In 2002, two social workers from the Baldev farm came into Rajamma's village and said they were looking for very poor women to work for them.

They offered Rajamma 40 rupees ($0.95) for 7.5 hours work a day. The farm also would set aside more than 10,000 rupees each year from profits so that she could buy one-third of an acre of cultivable land in less than five years time.

While Rajamma's landlord didn't want her to go, the farm rented a tractor from him so he agreed.

"You cannot help the poor without helping the rich," says George.

Need to make a change

Across India there are pockets of success in helping the rural poor, acknowledges Chetan Ahya, India economist at Morgan Stanley.

But he adds that there is a need for government and a productive public sector to help rural Indians earn money and be schooled.

"We need to make a change in as many people's lives as possible in their lifetime," Ahya says.

"In India there are a large proportion of people who have not seen significant change in their lifetime."

New Delhi has made some muted attempts to help, and is trying to pass a bill in the upper house promising 100 days of work for every rural household, but substantial reform has been slow in coming and is often marred by corruption.

Some NGOs have recorded success. For example, a few groups have given small loans of up to $100 to women to start a business. But some experts say people without meaningful skills, social status and economic power are unable to succeed.

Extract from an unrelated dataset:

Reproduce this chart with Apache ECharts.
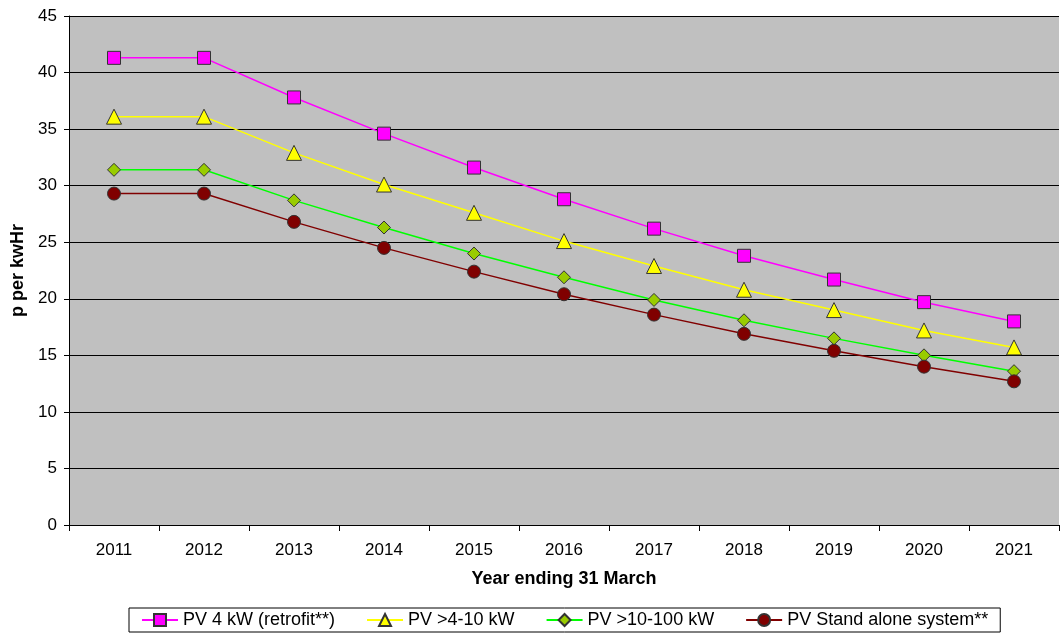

Michigan University management professor C.K. Prahalad has written a book saying business can make huge profits by selling products to the bottom of the pyramid -- people living under $2 a day, and getting them to become entrepreneurs.

But while there is money to be made in rural India, George says, the poor need to have the buying power in the first place.

"First raise the income of the poor so they can buy the toothpaste, but don't tell me how to sell to them, tell me how to increase their income."

Lifted out of poverty

As for Rajamma the working single mother, she learned how to prepare and fertilize the land and sow seeds. In three years she had paid the 4,000 rupees she owed her landlord and was able to get out of bonded labor.

At the same time, Rajamma's children were going to school in Deverappalli, a requirement of working on the farm.

Along with using deep sloughing and drip irrigation and sharing resources, the farm formed a network of buyers throughout Tamil Nadu and Karnataka and now almost every city from Chennai to Pondicherry buys from them.

"The brokers who supply to small shops and sell to middlemen, are notorious for skimming the farmer out, so the foundation will represent the farmers," George says.

The farm could triple the number of bananas it grows and still not meet demand, he says. And if all goes to plan, Rajamma will join the league of landowners in a matter of years.